The issue (at least initially) with Netflix’s show was a western concept of animal torture and how that should really be a red flag. Masaan was very relevant in terms of about casteism. How the state apparatus and the very society we are part of, makes life undesirable. While Zindagi Tamasha focuses on the use of religious dogma and societal norms as a tool to beat the person they have declared guilty. An interesting mix of the real world and social media universe collide.

Looking back at all the three stories, I feel that the filmmakers are asking the audiences to reflect. With Don’t F**k With Cats, reflection eventually comes from Baudi Moovan. Did ‘the mob’ push him the wrong way to get justice? A least one person in the documentary is asking that question.

Masaan’s silence is reflective of the tonality of the film. But it again poses the same question in a subtle manner. What are we doing as a society?

With Zindagi Tamasha, it remains to be seen what route Sarmad Khoosat and his team has taken. But it does look like that it will try to shake us out of this slumber. For how long can a benign moment of weakness or a private activity be used to blackmail people? Or even if a crime is being committed, how to deal with it? For how long will we push these people off the edge or in case some cases towards more gruesome activities?

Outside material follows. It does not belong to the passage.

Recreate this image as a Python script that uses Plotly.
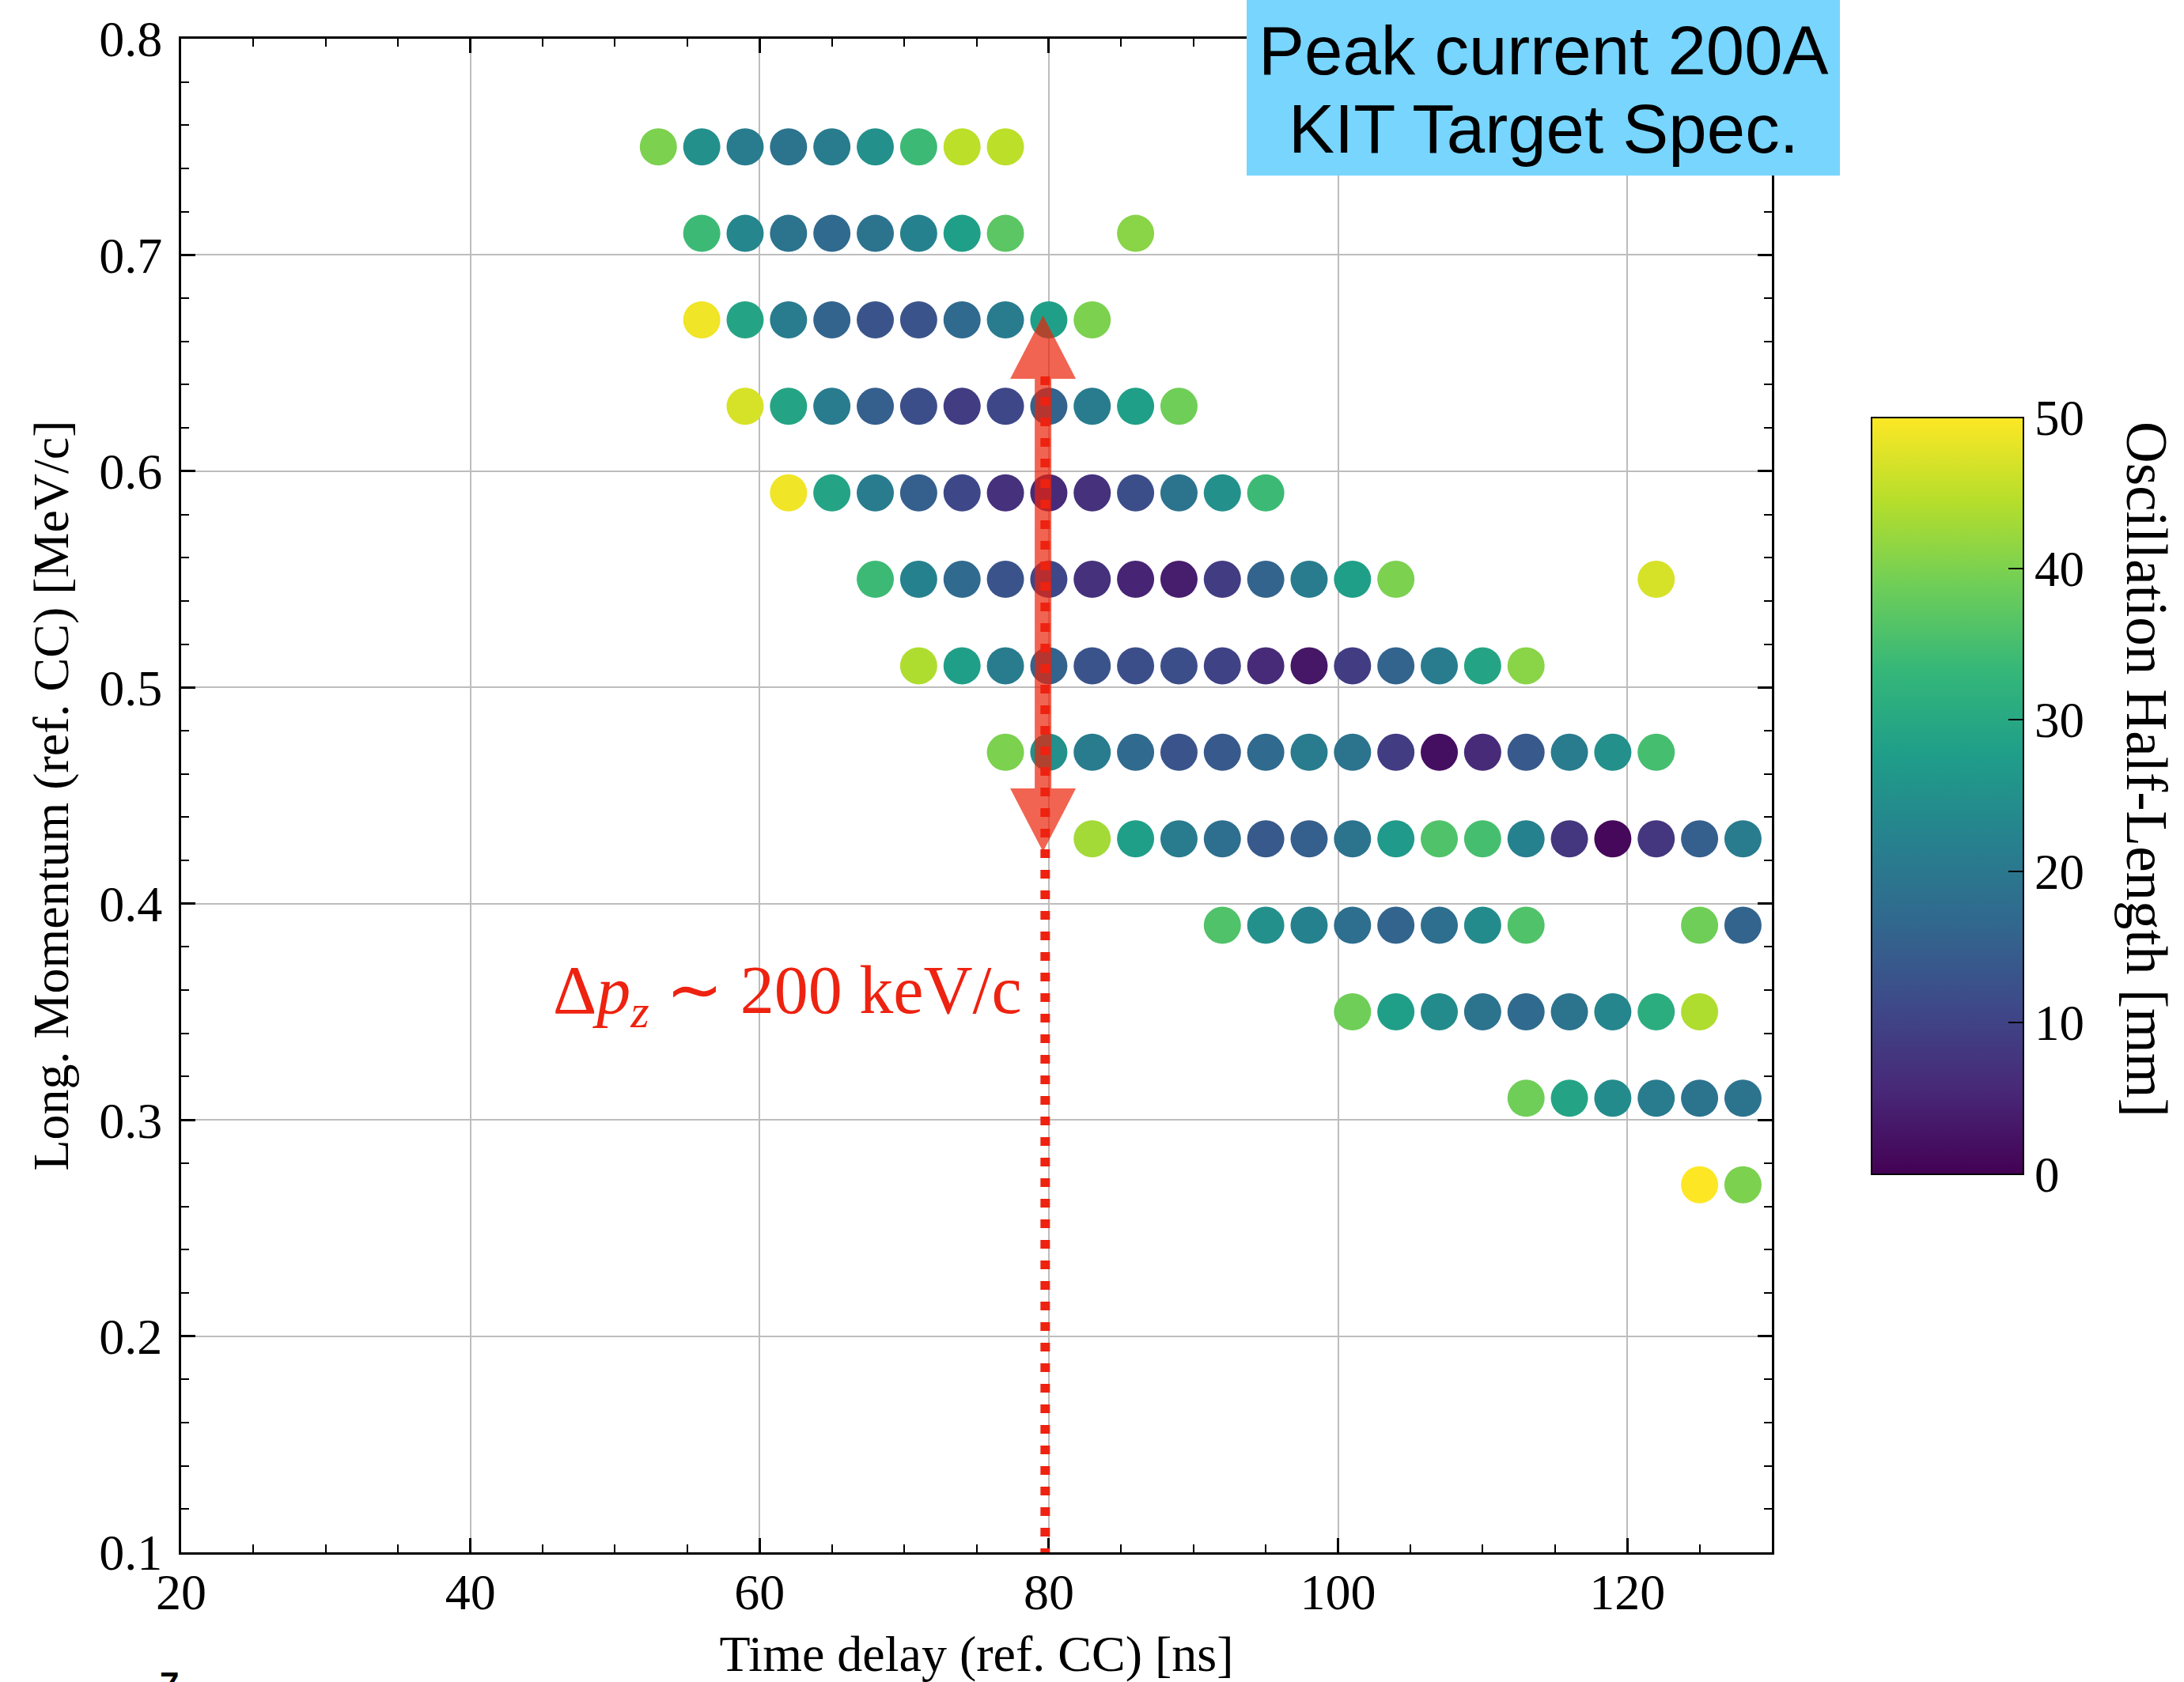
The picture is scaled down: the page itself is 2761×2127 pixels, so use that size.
import plotly.graph_objects as go

# ---------------- data ----------------
momentum_rows = [0.75, 0.71, 0.67, 0.63, 0.59, 0.55, 0.51, 0.47, 0.43, 0.39, 0.35, 0.31, 0.27]

delay_rows = [
    [53, 56, 59, 62, 65, 68, 71, 74, 77],
    [56, 59, 62, 65, 68, 71, 74, 77, 86],
    [56, 59, 62, 65, 68, 71, 74, 77, 80, 83],
    [59, 62, 65, 68, 71, 74, 77, 80, 83, 86, 89],
    [62, 65, 68, 71, 74, 77, 80, 83, 86, 89, 92, 95],
    [68, 71, 74, 77, 80, 83, 86, 89, 92, 95, 98, 101, 104, 122],
    [71, 74, 77, 80, 83, 86, 89, 92, 95, 98, 101, 104, 107, 110, 113],
    [77, 80, 83, 86, 89, 92, 95, 98, 101, 104, 107, 110, 113, 116, 119, 122],
    [83, 86, 89, 92, 95, 98, 101, 104, 107, 110, 113, 116, 119, 122, 125, 128],
    [92, 95, 98, 101, 104, 107, 110, 113, 125, 128],
    [101, 104, 107, 110, 113, 116, 119, 122, 125],
    [113, 116, 119, 122, 125, 128],
    [125, 128],
]

half_length_rows = [
    [40, 25, 21, 19, 21, 25, 34, 45, 45],
    [34, 23, 19, 17, 19, 22, 28, 37, 41],
    [49, 29, 21, 16, 13, 13, 17, 21, 28, 40],
    [47, 29, 21, 15, 12, 9, 11, 16, 21, 28, 39],
    [49, 29, 21, 15, 11, 7, 6, 7, 12, 19, 25, 34],
    [34, 22, 17, 13, 11, 7, 5, 4, 9, 16, 21, 28, 40, 47],
    [44, 28, 21, 16, 13, 12, 12, 10, 6, 3, 9, 16, 21, 29, 41],
    [40, 25, 21, 17, 13, 14, 17, 21, 19, 9, 2, 6, 14, 21, 25, 35],
    [43, 28, 21, 18, 14, 15, 19, 27, 36, 35, 22, 8, 1, 8, 15, 21],
    [36, 25, 22, 18, 16, 18, 24, 36, 39, 16],
    [39, 28, 24, 19, 17, 19, 23, 31, 44],
    [39, 29, 24, 21, 19, 19],
    [50, 40],
]

x_ticks = [20, 40, 60, 80, 100, 120]
y_ticks = [0.1, 0.2, 0.3, 0.4, 0.5, 0.6, 0.7, 0.8]
cbar_ticks = [0, 10, 20, 30, 40, 50]

# annotation geometry (data units)
arrow_x = 79.6
arrow_y_low = 0.424
arrow_y_high = 0.672
dotted_x = 79.75
dotted_y_top = 0.648

# ---------------- flatten ----------------
xs, ys, cs = [], [], []
for yv, xr, vr in zip(momentum_rows, delay_rows, half_length_rows):
    for xv, v in zip(xr, vr):
        xs.append(xv)
        ys.append(yv)
        cs.append(v)

SERIF = "Liberation Serif, Times New Roman, serif"
SANS = "Liberation Sans, Arial, sans-serif"

W, H = 2761, 2127
ML, MR, MT, MB = 229, 521, 49, 164
PW = W - ML - MR
PH = H - MT - MB
XR = [20, 130]
YR = [0.1, 0.8]
pxx = PW / (XR[1] - XR[0])
pxy = PH / (YR[1] - YR[0])

CB_X = (2366 - ML) / PW
CB_THICK = 192
CB_Y0, CB_Y1 = 0.25, 0.75

fig = go.Figure()
fig.add_trace(go.Scatter(
    x=xs, y=ys, mode="markers",
    marker=dict(
        size=47, color=cs, colorscale="Viridis", cmin=0, cmax=50,
        line=dict(width=0),
        colorbar=dict(
            x=CB_X, xanchor="left", xref="paper",
            y=0.5, yanchor="middle", yref="paper",
            len=CB_Y1 - CB_Y0, lenmode="fraction",
            thickness=CB_THICK, thicknessmode="pixels",
            xpad=0, ypad=0,
            outlinewidth=2, outlinecolor="black",
            ticks="inside", ticklen=20, tickwidth=2, tickcolor="black",
            tickmode="array", tickvals=cbar_ticks,
            ticktext=[str(t) for t in cbar_ticks],
            tickfont=dict(family=SERIF, size=63, color="black"),
        ),
    ),
    showlegend=False,
    hoverinfo="x+y",
))

axis_common = dict(
    showline=True, linecolor="black", linewidth=3, mirror="allticks",
    ticks="inside", ticklen=18, tickwidth=3, tickcolor="black",
    showgrid=True, gridcolor="#bdbdbd", gridwidth=2,
    zeroline=False, automargin=False,
    tickfont=dict(family=SERIF, size=64, color="black"),
)

fig.update_layout(
    width=W, height=H, autosize=False,
    margin=dict(l=ML, r=MR, t=MT, b=MB, pad=0, autoexpand=False),
    paper_bgcolor="white", plot_bgcolor="white",
    xaxis=dict(
        range=XR, tickmode="array", tickvals=x_ticks,
        minor=dict(ticks="inside", ticklen=10, tickwidth=2, tickcolor="black",
                   dtick=5, tick0=20, showgrid=False),
        title=dict(text="Time delay (ref. CC) [ns]",
                   font=dict(family=SERIF, size=64, color="black"), standoff=36),
        ticklabelstandoff=-8,
        **axis_common,
    ),
    yaxis=dict(
        range=YR, tickmode="array", tickvals=y_ticks,
        ticktext=[f"{v:.1f}" for v in y_ticks],
        minor=dict(ticks="inside", ticklen=10, tickwidth=2, tickcolor="black",
                   dtick=0.02, tick0=0.1, showgrid=False),
        title=dict(text="Long. Momentum (ref. CC) [MeV/c]",
                   font=dict(family=SERIF, size=64, color="black"), standoff=18),
        ticklabelstandoff=8,
        **axis_common,
    ),
)

shapes = []

# double-headed arrow (semi-transparent red)
hw_head = 41.5 / pxx
hw_shaft = 10.5 / pxx
head_len = 80 / pxy
ax = arrow_x
yl, yh = arrow_y_low, arrow_y_high
pts = [
    (ax - hw_shaft, yl + head_len), (ax - hw_head, yl + head_len), (ax, yl),
    (ax + hw_head, yl + head_len), (ax + hw_shaft, yl + head_len),
    (ax + hw_shaft, yh - head_len), (ax + hw_head, yh - head_len), (ax, yh),
    (ax - hw_head, yh - head_len), (ax - hw_shaft, yh - head_len),
]
path = "M " + " L ".join(f"{px:.4f},{py:.5f}" for px, py in pts) + " Z"
shapes.append(dict(type="path", path=path, xref="x", yref="y",
                   fillcolor="rgb(237,34,9)", opacity=0.7, line=dict(width=0),
                   layer="above"))

# dotted vertical line
shapes.append(dict(type="line", xref="x", yref="y",
                   x0=dotted_x, x1=dotted_x, y0=YR[0] - 6 / pxy, y1=dotted_y_top,
                   line=dict(color="rgb(238,34,16)", width=12, dash="11px,15px"),
                   layer="above"))

# title box
shapes.append(dict(type="rect", xref="paper", yref="paper",
                   x0=(1576 - ML) / PW, x1=(2326 - ML) / PW,
                   y0=(H - MB - 222) / PH, y1=(H - MB - 0) / PH + 0.01,
                   fillcolor="#78d5fe", line=dict(width=0), layer="above"))

# colorbar minor ticks
cb_right = CB_X + CB_THICK / PW
for v in range(0, 51, 2):
    if v % 10 == 0:
        continue
    yy = CB_Y0 + (CB_Y1 - CB_Y0) * v / 50
    shapes.append(dict(type="line", xref="paper", yref="paper",
                       xsizemode="pixel", xanchor=cb_right, x0=-11, x1=0,
                       y0=yy, y1=yy, line=dict(color="black", width=2),
                       layer="above"))

fig.update_layout(shapes=shapes)

annotations = [
    dict(text="Peak current 200A", xref="paper", yref="paper",
         x=(1951 - ML) / PW, y=(H - MB - 63) / PH, xanchor="center", yanchor="middle",
         showarrow=False, font=dict(family=SANS, size=87, color="black")),
    dict(text="KIT Target Spec.", xref="paper", yref="paper",
         x=(1951 - ML) / PW, y=(H - MB - 162) / PH, xanchor="center", yanchor="middle",
         showarrow=False, font=dict(family=SANS, size=87, color="black")),
    dict(text="Δ<i>p</i><sub><i>z</i></sub> ∼ 200 keV/c", xref="x", yref="y",
         x=XR[0] + (1294 - ML) / pxx, y=YR[1] - (1258 - MT) / pxy,
         xanchor="right", yanchor="middle", showarrow=False,
         font=dict(family=SERIF, size=86, color="rgb(238,34,16)")),
    dict(text="Oscillation Half-Length [mm]", xref="paper", yref="paper",
         x=(2713 - ML) / PW, y=(H - MB - 973) / PH, xanchor="center", yanchor="middle",
         textangle=90, showarrow=False,
         font=dict(family=SERIF, size=73, color="black")),
    dict(text="<b>7</b>", xref="paper", yref="paper",
         x=(214 - ML) / PW, y=(H - MB - 2104) / PH, xanchor="center", yanchor="top",
         showarrow=False, font=dict(family=SANS, size=44, color="black")),
]
fig.update_layout(annotations=annotations)

fig.write_html("out.html")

All three films are telling stories of different individuals. This isn’t an attempt to equate the three individuals or situations. However, what is more, fascinating (some might say dangerous) is the reaction of the society towards them.

There can be a variety of answers of the question posed by these films/shows. Given that the internet explosion is relatively new, there just isn’t research on it to offer a direct and definitive answer. The future generation will look back at these cases and find solutions.

But such films are a reason for us to celebrate. In the age of crony capitalism, films are either a cash cow or a vehicle to build a brand. Filmmakers like Sarmad Khoosat are taking a risk, in more than one way. It’s commendable.